On a personal note, I would oppose deprecating DoT because while I understand 
the value of solving problems exactly once, I would argue DoH and DoT solve a 
different subset of challenges that justifies their independent existence. Some 
deployments cannot tolerate the (not large, but non-zero) overhead imposed by 
HTTP even with the no cookies and minimal headers approach, while other 
deployments cannot tolerate identifying their traffic as DNS by using port 853 
and making the traffic more readily identifiable as not-HTTP even when over 443 
to machine learning.

[Neil Cook]
> There are certain use-cases where the appropriate resolution policy is
> chosen by the client (actually user), but where sending queries to a
> different IP address would not work. For example, per-user block/allow
> lists, or per-user decisions about what kind of content should be allowed
> (no adult content for example). In those cases, authentication would be 
> needed.

We agree that there are scenarios where different servers (identified by IP 
address and name tuple rather than name alone) have different functionality. 
Our point here is to separate server-imposed policies (example: enterprises 
having different resolution policies for different contractors or organizations 
who need to prove their identity and know they must do so in advance) and 
client-imposed policies (example: as a client, I choose to use Awesome DNS 
Service, a public set of resolvers, for malware and ad blocking but not 
parental controls). We feel this text is still necessary to do that to avoid 
justification of practices where Awesome DNS Service authenticates users in the 
name of determining the difference when auth is entirely unnecessary by 
presenting different IP addresses for each behavior.

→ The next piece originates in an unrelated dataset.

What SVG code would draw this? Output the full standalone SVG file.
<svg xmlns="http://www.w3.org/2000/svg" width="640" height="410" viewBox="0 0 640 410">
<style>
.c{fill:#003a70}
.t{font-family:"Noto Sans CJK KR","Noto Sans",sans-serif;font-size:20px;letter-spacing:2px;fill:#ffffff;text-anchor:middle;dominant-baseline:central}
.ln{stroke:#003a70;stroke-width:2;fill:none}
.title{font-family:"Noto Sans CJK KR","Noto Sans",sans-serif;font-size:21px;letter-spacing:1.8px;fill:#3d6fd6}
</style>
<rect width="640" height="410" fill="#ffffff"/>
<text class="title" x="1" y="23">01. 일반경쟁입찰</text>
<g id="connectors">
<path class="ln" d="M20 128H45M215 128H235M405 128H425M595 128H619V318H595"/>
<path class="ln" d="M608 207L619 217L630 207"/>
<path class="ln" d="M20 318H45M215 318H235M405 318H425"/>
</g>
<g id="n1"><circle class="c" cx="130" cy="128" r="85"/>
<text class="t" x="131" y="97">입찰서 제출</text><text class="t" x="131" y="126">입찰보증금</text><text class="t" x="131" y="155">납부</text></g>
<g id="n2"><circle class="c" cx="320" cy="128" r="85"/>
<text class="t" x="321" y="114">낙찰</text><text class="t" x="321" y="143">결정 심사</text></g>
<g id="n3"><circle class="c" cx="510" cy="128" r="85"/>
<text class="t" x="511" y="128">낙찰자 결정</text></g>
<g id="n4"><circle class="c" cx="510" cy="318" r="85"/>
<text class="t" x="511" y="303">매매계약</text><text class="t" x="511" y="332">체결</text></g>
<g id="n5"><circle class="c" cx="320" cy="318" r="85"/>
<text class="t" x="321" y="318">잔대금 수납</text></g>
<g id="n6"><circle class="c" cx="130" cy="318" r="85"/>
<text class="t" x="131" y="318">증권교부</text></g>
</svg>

That said, related to this and other feedback on the document being too 
prescriptive, we also added Section 9.1 to cast this document as 
recommendations for maximizing interop between unrelated implementations but 
not defining protocol violations when they are not followed by deployers who 
know their circumstances require other reasoning.

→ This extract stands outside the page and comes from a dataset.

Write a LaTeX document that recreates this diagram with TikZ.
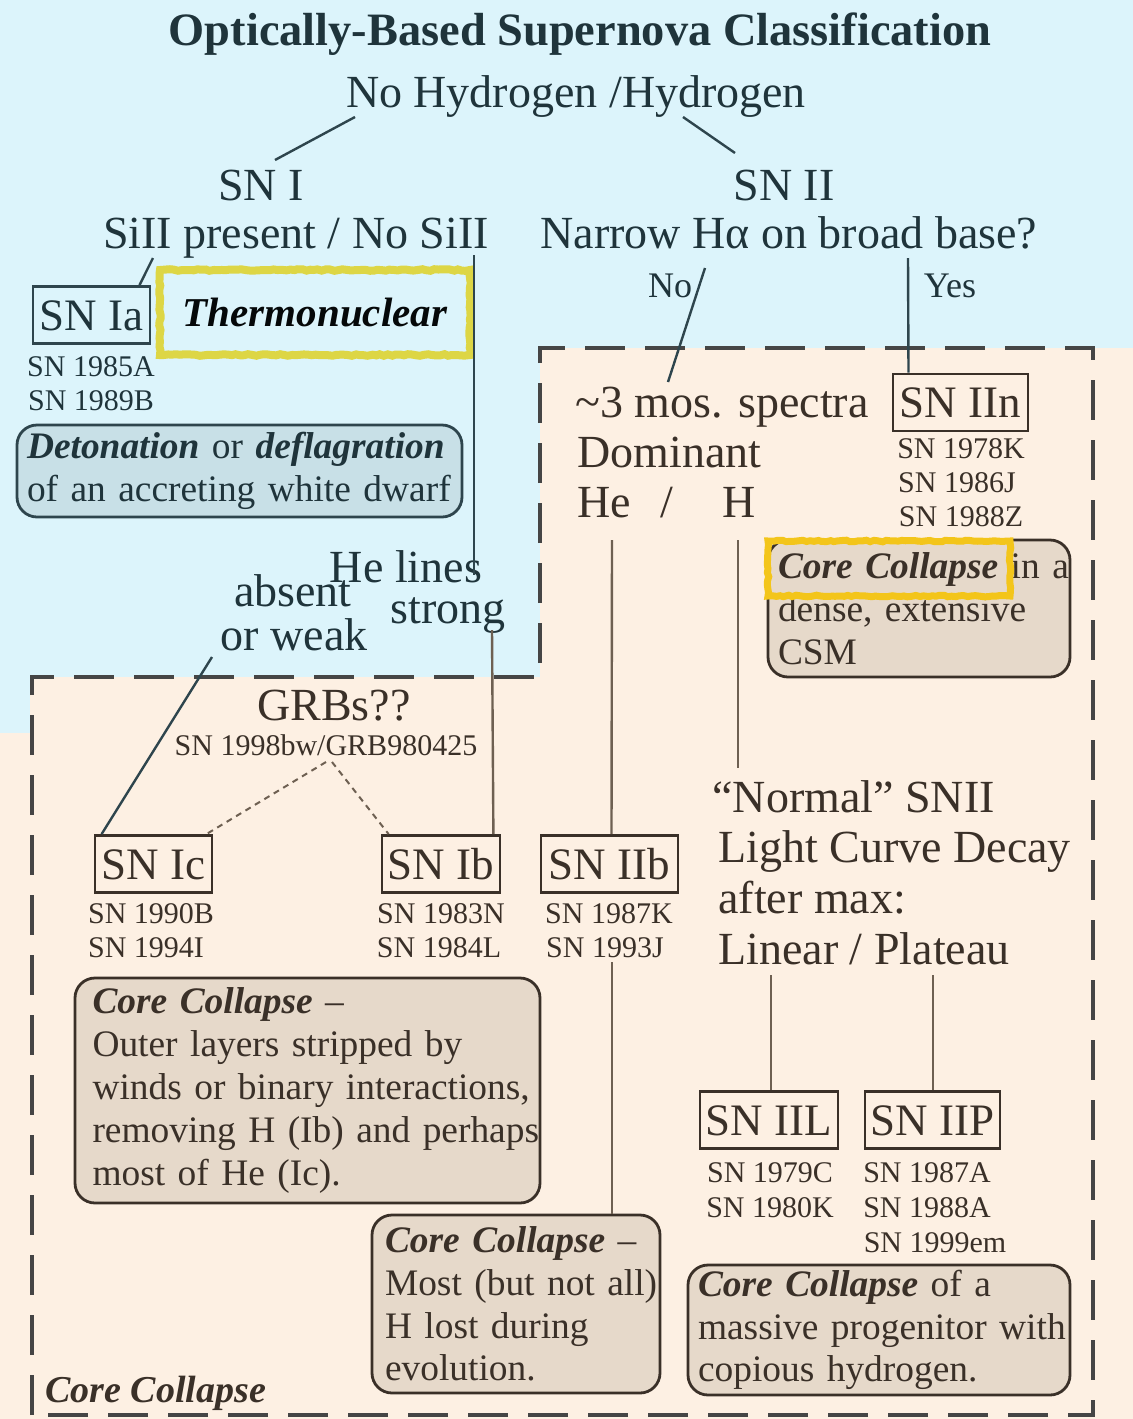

For example, if Awesome DNS Service is otherwise a public resolver, they should 
not introduce auth in the name of informing users they connected to the wrong 
endpoint because that forces deanonymization when the service is supposed to be 
publicly available anyway. However, if Awesome DNS Service is already a paid 
service who needs to enforce server-side policies (i.e. some resolutions for 
customers and none for non-customers), then the situation is different as it 
isn't just client-selected policies now. Authentication in that case makes more 
sense and then at that point a malware-filtering endpoint could reject 
connections with some communication that "you didn't pay for this, go use the 
ad blocking service you paid for" (though as a recommendations-only document, 
we don't define ways of doing that).

Does this expounding on the existing text and the addition of Section 9.1 
address the spirit of your concern, Neil? 

Thanks,
Tommy


-----Original Message-----
From: [email protected] <[email protected]> 
Sent: Monday, April 14, 2025 10:45 AM
To: Jeffrey Damick <[email protected]>; Jessica Krynitsky 
<[email protected]>; Joe Abley <[email protected]>; Matt Engskow 
<[email protected]>; Tommy Jensen <[email protected]>
Subject: New Version Notification for draft-jaked-cared-01.txt

A new version of Internet-Draft draft-jaked-cared-01.txt has been successfully 
submitted by Tommy Jensen and posted to the IETF repository.

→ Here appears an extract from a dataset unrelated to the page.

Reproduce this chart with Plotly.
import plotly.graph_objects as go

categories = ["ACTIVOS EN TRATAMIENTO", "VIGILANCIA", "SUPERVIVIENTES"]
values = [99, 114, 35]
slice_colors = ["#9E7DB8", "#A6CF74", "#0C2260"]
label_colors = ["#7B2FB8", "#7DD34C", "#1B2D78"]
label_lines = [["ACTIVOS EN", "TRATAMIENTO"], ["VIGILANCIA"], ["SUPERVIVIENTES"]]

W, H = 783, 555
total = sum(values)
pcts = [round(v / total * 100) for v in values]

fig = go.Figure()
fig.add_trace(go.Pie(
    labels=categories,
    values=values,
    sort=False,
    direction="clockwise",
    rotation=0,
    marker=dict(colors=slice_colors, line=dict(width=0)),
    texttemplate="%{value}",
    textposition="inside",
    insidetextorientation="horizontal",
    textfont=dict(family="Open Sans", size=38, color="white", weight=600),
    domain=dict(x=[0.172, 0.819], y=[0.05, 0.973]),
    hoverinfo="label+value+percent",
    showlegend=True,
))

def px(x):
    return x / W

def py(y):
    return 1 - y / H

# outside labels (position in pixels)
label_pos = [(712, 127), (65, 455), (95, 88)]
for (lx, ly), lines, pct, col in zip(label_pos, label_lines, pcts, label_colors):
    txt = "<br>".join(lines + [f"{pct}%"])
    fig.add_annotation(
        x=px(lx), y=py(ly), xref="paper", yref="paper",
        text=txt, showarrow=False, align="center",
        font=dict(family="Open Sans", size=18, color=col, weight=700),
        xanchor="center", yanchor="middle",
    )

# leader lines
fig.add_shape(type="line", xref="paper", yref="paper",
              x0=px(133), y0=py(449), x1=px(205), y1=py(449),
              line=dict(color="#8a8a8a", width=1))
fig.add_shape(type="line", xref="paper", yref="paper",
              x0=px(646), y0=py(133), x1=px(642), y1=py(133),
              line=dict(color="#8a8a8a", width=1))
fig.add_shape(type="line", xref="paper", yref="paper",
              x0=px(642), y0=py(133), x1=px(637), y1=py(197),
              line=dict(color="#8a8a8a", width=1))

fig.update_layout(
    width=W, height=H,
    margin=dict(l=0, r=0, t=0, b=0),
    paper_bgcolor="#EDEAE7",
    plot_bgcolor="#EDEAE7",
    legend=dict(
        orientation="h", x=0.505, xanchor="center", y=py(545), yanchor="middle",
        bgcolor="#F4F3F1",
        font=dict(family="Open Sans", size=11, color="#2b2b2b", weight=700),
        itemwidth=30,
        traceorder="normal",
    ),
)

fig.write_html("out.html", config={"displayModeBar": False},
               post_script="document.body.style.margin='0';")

Name:     draft-jaked-cared
Revision: 01
Title:    Client Authentication Recommendations for Encrypted DNS
Date:     2025-04-14
Group:    Individual Submission
Pages:    13
URL:      https://www.ietf.org/archive/id/draft-jaked-cared-01.txt
Status:   https://datatracker.ietf.org/doc/draft-jaked-cared/
HTML:     https://www.ietf.org/archive/id/draft-jaked-cared-01.html
HTMLized: https://datatracker.ietf.org/doc/html/draft-jaked-cared
Diff:     https://author-tools.ietf.org/iddiff?url2=draft-jaked-cared-01

Abstract:

   Some encrypted DNS clients require anonymity from their encrypted DNS
   servers to prevent third parties from correlating client DNS queries
   with other data for surveillance or data mining purposes.  However,
   there are cases where the client and server have a pre-existing
   relationship and each wants to prove its identity to the other.  For
   example, an encrypted DNS server may only wish to accept queries from
   encrypted DNS clients that are managed by the same enterprise, and an
   encrypted DNS client may need to confirm the identity of the
   encrypted DNS server it is communicating with.  This requires mutual
   authentication.

   This document discusses the circumstances under which client
   authentication is appropriate to use with encrypted DNS, the benefits
   and limitations of doing so, and recommends authentication mechanisms
   to be used when communicating with TLS-based encrypted DNS protocols.